A ciò si sommi uno stile narrativo corposo in perfetto stile russo ma tuttavia di una fluidità disarmante, elemento quest’ultimo che, son sincera, non ho ravvisato in autori quali Turgenev o ancora Dovstoevskij i quali, pressoché contemporanei a Tolstoj, sono soventi avere un’impostazione egualmente compatta, consistente, ma con una scorrevolezza diversa, più lenta, più farraginosa.
Il risultato è quello di un’opera impeccabile emblema del realismo. Un testo, ancora, la cui ispirazione è nata da “I racconti di Belkin” e da un fatto realmente occorso a cui l’autore ebbe modo di assistere: è inoltre da quest’ultimo considerato, nonostante le stroncature della critica al momento della sua pubblicazione, come il suo primo vero romanzo.
Anna Karenina è un libro senza tempo, coinvolgente, travolgente e empatico. Fa soffrire il conoscitore, ne favorisce l’immedesimazione e al contempo lo induce a riflettere. Anna è una donna del presente e del passato. È una donna che ha perso la sua “collocazione”, che si è vista mutare di ruolo rispetto alla prima disposizione con cui lo spettatore ha modo di conoscerla, è una donna coraggiosa che ha sfidato le regole, i precetti, le abitudini del tempo per crearne di suoi nuovi sino a rischiare di rimanerne essa stessa vittima. Ha osato, è andata oltre quello che era il suo secolo, è saltata nel futuro per poi tornare nel suo presente a dover fronteggiare quella colpa come una barriera/ostacolo invalicabile al raggiungimento della felicità. Una prima coppia a cui se ne contrappone una seconda, composta da Levin e Kitty, che invece quella felicità insieme riesce a raggiungerla e viverla. Con qualche turbamento interiore, con molte ponderazioni, con qualche rinuncia (in particolare Kitty è riuscita a dimenticare Vronskij e rinunciando a lui è riuscita a rinunciare a quella bellezza esteriore, quei pregi mondani, a quegli ideali poetici, a quei lidi incontaminati di salotti, balli, merletti a cui era abituata e in cui era cresciuta, alla sua giovinezza, per diventare una donna adulta, matura), ma vi riescono.
Con lauto ritardo giungo alla scoperta di questo indimenticabile scritto, uno scritto che ho rimandato per anni e per la cui odierna lettura devo ringraziare (vita natural durante) la nascita di una nuova amicizia e un inaspettato regalo di compleanno. Se non fosse stato per questa concomitanza di fattori probabilmente avrei rimandato ancora e ancora perdendomi e privandomi della conoscenza di una delle colonne portanti più belle, significative e memorabili della letteratura.

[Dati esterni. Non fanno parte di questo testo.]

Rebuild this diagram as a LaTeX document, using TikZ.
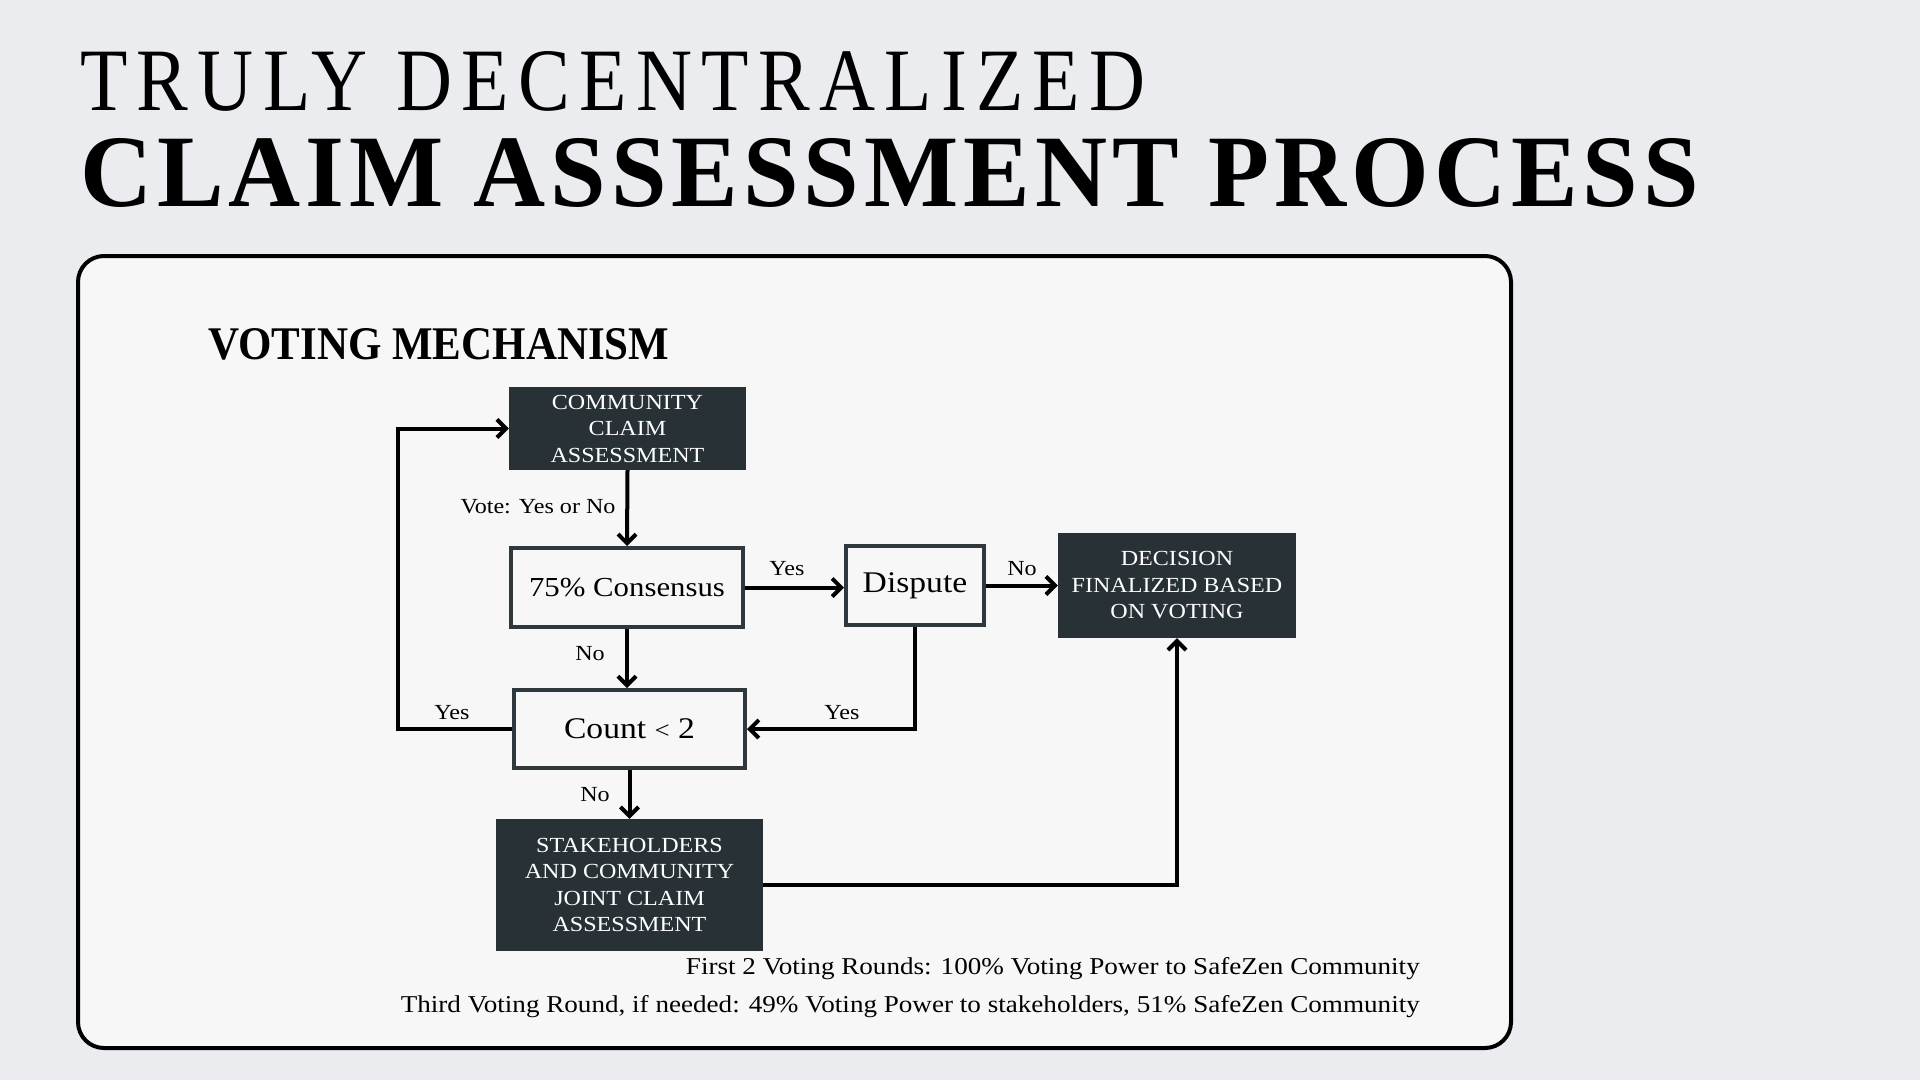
\documentclass[tikz,border=0pt]{standalone}
\usepackage{fontspec}
\setmainfont{Liberation Serif}
\newfontfamily\widefont[FakeStretch=1.12]{Liberation Serif}
\newfontfamily\spacedfont[LetterSpace=12]{Liberation Serif}
\newfontfamily\spacedbold[LetterSpace=5]{Liberation Serif Bold}
\usetikzlibrary{arrows.meta}
\definecolor{bgc}{HTML}{EBECF0}
\definecolor{panelc}{HTML}{F7F7F7}
\definecolor{darkbox}{HTML}{283136}
\definecolor{edgec}{HTML}{2E383D}
\tikzset{
  darknode/.style={fill=darkbox, draw=none, text=white, align=center, inner sep=0pt,
    font=\widefont\fontsize{21.5}{26.5}\selectfont},
  lightnode/.style={fill=panelc, draw=edgec, line width=4pt, text=black, align=center, inner sep=0pt,
    font=\widefont\fontsize{30}{34}\selectfont},
  conn/.style={line width=4pt, draw=black, -{Straight Barb[length=9pt,width=18pt,line width=4pt]}},
  lbl/.style={font=\widefont\fontsize{21.5}{25}\selectfont, inner sep=0pt, text=black},
  foot/.style={font=\widefont\fontsize{24.2}{30}\selectfont, inner sep=0pt, text=black, anchor=east}
}
\begin{document}
\begin{tikzpicture}[x=1pt,y=-1pt]
\useasboundingbox (0,0) rectangle (1920,1080);
\fill[bgc] (0,0) rectangle (1920,1080);
% titles
\node[anchor=base west, inner sep=0pt] (t1) at (80,110) {\resizebox{1065pt}{59pt}{\spacedfont TRULY DECENTRALIZED}};
\node[anchor=base west, inner sep=0pt] (t2) at (80,206) {\resizebox{1618pt}{68pt}{\spacedbold CLAIM ASSESSMENT PROCESS}};
% panel
\draw[line width=4pt, fill=panelc, rounded corners=26pt] (78,256) rectangle (1511,1048);
\node[anchor=base west, inner sep=0pt] (vm) at (208,359) {\resizebox{461pt}{31pt}{\bfseries VOTING MECHANISM}};
% nodes
\node[darknode, minimum width=237pt, minimum height=83pt] (comm) at (627.5,428.5) {COMMUNITY\\CLAIM\\ASSESSMENT};
\node[lightnode, minimum width=232pt, minimum height=79pt, font=\widefont\fontsize{27.5}{34}\selectfont] (cons) at (627,587.5) {75\% Consensus};
\node[lightnode, minimum width=138pt, minimum height=79pt] (disp) at (915,585.5) {Dispute};
\node[darknode, minimum width=238pt, minimum height=105pt] (dec) at (1177,585.5) {DECISION\\FINALIZED BASED\\ON VOTING};
\node[lightnode, minimum width=231pt, minimum height=78pt] (count) at (629.5,729) {Count {\fontsize{24}{30}\selectfont<} 2};
\node[darknode, minimum width=267pt, minimum height=132pt] (stake) at (629.5,885) {STAKEHOLDERS\\AND COMMUNITY\\JOINT CLAIM\\ASSESSMENT};
\coordinate (loopL) at (398,729);
% connectors
\draw[conn] (comm.south) -- (cons.north);
\draw[conn] (cons.east) -- (disp.west |- cons.east);
\draw[conn] (disp.east) -- (dec.west |- disp.east);
\draw[conn] (cons.south) -- (count.north -| cons.south);
\draw[conn] (count.west) -- (loopL) |- (comm.west);
\draw[conn] (disp.south) |- (count.east);
\draw[conn] (stake.east) -| (dec.south);
\draw[conn] (count.south) -- (stake.north);
% labels
\node[lbl] (l1) at (538,507) {Vote: Yes or No};
\node[lbl] (l2) at (787,569) {Yes};
\node[lbl] (l3) at (1022,569) {No};
\node[lbl] (l4) at (590,654) {No};
\node[lbl] (l5) at (452,713) {Yes};
\node[lbl] (l6) at (842,713) {Yes};
\node[lbl] (l7) at (595,795) {No};
% footer
\node[foot] (f1) at (1420,969) {First 2 Voting Rounds: 100\% Voting Power to SafeZen Community};
\node[foot] (f2) at (1420,1007) {Third Voting Round, if needed: 49\% Voting Power to stakeholders, 51\% SafeZen Community};
\end{tikzpicture}
\end{document}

« – Se vuoi la mia confessione riguardo a questo, ti dirò che non credo che qui ci sia un dramma. Ed ecco perché. Per me l'amore... tutt'e due gli amori che, ricordi, Platone definisce nel suo Convito; tutt'e due gli amori servono da pietra di paragone per gli uomini. Alcuni uomini ne comprendono soltanto uno, altri l'altro. E quelli che comprendono solo l'amore non-platonico è inutile che parlino di dramma. Quando c'è un tale amore non ci può essere nessun dramma. Vi ringrazio umilmente per il piacere, i miei rispetti; ed ecco tutto il dramma. E per l'amore platonico non ci può esser dramma, perché in un tale amore tutto è chiaro e puro, perché...
In questo momento Lévin si ricordò dei suoi peccati e della lotta interna che aveva vissuta.»